Are Combustion Reactions Exothermic?

Combustion is an oxidation reaction that produces heat, and it is therefore always exothermic. All chemical reactions first break bonds and then make new ones to form new materials. Breaking bonds takes energy while making new bonds releases energy. If the energy released by the new bonds is greater than the energy needed to break the original bonds, the reaction is exothermic.

Common combustion reactions break the bonds of hydrocarbon molecules, and the resulting water and carbon dioxide bonds always release more energy than was used to break the original hydrocarbon bonds. That's why burning materials mainly made up of hydrocarbons produces energy and is exothermic.

In general terms, oxidation is the part of a chemical reaction in which the atoms or molecules of a substance lose electrons. It is normally accompanied by a process called reduction. Reduction is the second part of the chemical reaction in which a substance gains electrons.
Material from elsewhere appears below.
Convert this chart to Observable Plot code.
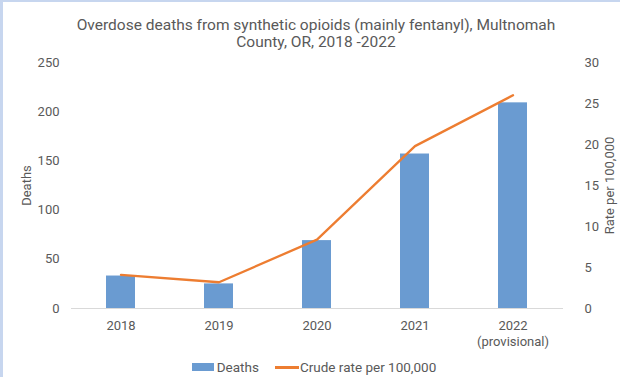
<!DOCTYPE html>
<html>
<head>
<meta charset="utf-8">
<script src="https://cdn.jsdelivr.net/npm/d3@7"></script>
<script src="https://cdn.jsdelivr.net/npm/@observablehq/plot@0.6"></script>
<style>
  html, body { margin: 0; padding: 0; background: #fff; }
  body { width: 620px; height: 377px; position: relative; overflow: hidden; font-family: Roboto, "Liberation Sans", sans-serif; color: #595959; }
  #frame { position: absolute; left: 0; top: 0; width: 620px; height: 377px; box-sizing: border-box; border-left: 3px solid #c7d6ef; border-top: 2px solid #c7d6ef; pointer-events: none; }
  #title { height: 33px; padding-top: 17px; padding-left: 12px; text-align: center; font-size: 15.5px; line-height: 16.5px; color: #595959; }
  #chart svg { display: block; }
  #legend { display: flex; justify-content: center; align-items: center; font-size: 13.5px; color: #595959; height: 20px; margin-top: 7px; padding-left: 8px; }
  .item { display: flex; align-items: center; margin: 0 8px; }
  .sw-bar { width: 22px; height: 8px; background: #6a9bd1; margin-right: 3px; }
  .sw-line { width: 24px; height: 3px; background: #ed7d31; margin-right: 1px; }
</style>
</head>
<body>
<div id="title">Overdose deaths from synthetic opioids (mainly fentanyl), Multnomah<br>County, OR, 2018 -2022</div>
<div id="chart"></div>
<div id="legend">
  <div class="item"><div class="sw-bar"></div><span>Deaths</span></div>
  <div class="item"><div class="sw-line"></div><span>Crude rate per 100,000</span></div>
</div>
<div id="frame"></div>
<script>
const years = ["2018", "2019", "2020", "2021", "2022"];
const yearLabels = ["2018", "2019", "2020", "2021", "2022\n(provisional)"];
const deaths = [33, 25, 69, 157, 209];
const rates = [4.1, 3.2, 8.4, 19.8, 26.0];
const deathTicks = [0, 50, 100, 150, 200, 250];
const rateTicks = [0, 5, 10, 15, 20, 25, 30];

const deathMax = 250, rateMax = 30;
const k = deathMax / rateMax;
const data = years.map((y, i) => ({year: y, deaths: deaths[i], rate: rates[i], rateScaled: rates[i] * k}));
const labelOf = Object.fromEntries(years.map((y, i) => [y, yearLabels[i]]));

const chart = Plot.plot({
  width: 620,
  height: 300,
  marginTop: 12,
  marginBottom: 42,
  marginLeft: 71,
  marginRight: 57,
  style: {fontFamily: "Roboto, 'Liberation Sans', sans-serif", fontSize: "13px", color: "#595959", background: "transparent"},
  x: {domain: years, paddingInner: 0.7, paddingOuter: 0.35, axis: null},
  y: {domain: [0, deathMax], axis: null},
  marks: [
    Plot.barY(data, {x: "year", y: "deaths", fill: "#6a9bd1"}),
    Plot.ruleY([0], {stroke: "#d9d9d9", strokeWidth: 1}),
    Plot.line(data, {x: "year", y: "rateScaled", stroke: "#ed7d31", strokeWidth: 2.3}),
    Plot.axisX({tickSize: 0, tickPadding: 9, lineHeight: 1.3, tickFormat: d => labelOf[d], fill: "#595959", label: null}),
    Plot.axisY(deathTicks, {anchor: "left", tickSize: 0, tickPadding: 12, fill: "#595959", label: "Deaths", labelAnchor: "center", labelArrow: "none", labelOffset: 50}),
    Plot.axisY(rateTicks.map(v => v * k), {anchor: "right", tickSize: 0, tickPadding: 21, fill: "#595959", tickFormat: d => String(Math.round(d / k)), label: "Rate per 100,000", labelAnchor: "center", labelArrow: "none", labelOffset: 50})
  ]
});
document.getElementById("chart").appendChild(chart);
</script>
</body>
</html>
In an oxidation-reduction or redox reaction, electrons are exchanged between two substances.

Oxidation was originally used for chemical reactions in which oxygen combined with other materials and oxidized them. When iron is oxidized, it loses electrons to oxygen to form rust or iron oxide. Two iron atoms lose three electrons each and form ferric ions with a positive charge. Three oxygen atoms gain two electrons each and form oxygen ions with a negative charge. The positively and negatively charged ions are attracted to each other and form ionic bonds, creating iron oxide, Fe₂O₃.

Reactions not involving oxygen are also called oxidation or redox reactions as long as the mechanism of electron transfer is present. For example, when carbon and hydrogen combine to form methane, CH₄, the hydrogen atoms each lose an electron to the carbon atom, which gains four electrons. Hydrogen is oxidized while carbon is reduced.

Combustion is a special case of an oxidation chemical reaction in which enough heat is produced to make the reaction self-sustaining, in other words, as a fire. Fires in general have to be started, but they burn by themselves until they run out of fuel.

In a fire, materials that contain hydrocarbons, such as wood, propane or gasoline, burn to produce carbon dioxide and water vapor. The hydrocarbon bonds first have to be broken for the hydrogen and carbon atoms to combine with oxygen. To start a fire means providing the initial energy, in the form of a flame or a spark, to break a few of the hydrocarbon bonds.

Once the initial starting energy results in broken bonds and free hydrogen and carbon, the atoms react with oxygen in the air to form carbon dioxide, CO₂, and water vapor, H₂O. The energy released by the formation of these new bonds heats the remaining hydrocarbons and breaks more bonds. At this point the fire will keep burning. The resulting combustion reaction is highly exothermic, with the exact amount of heat given off depending on the fuel and how much energy it takes to break its bonds.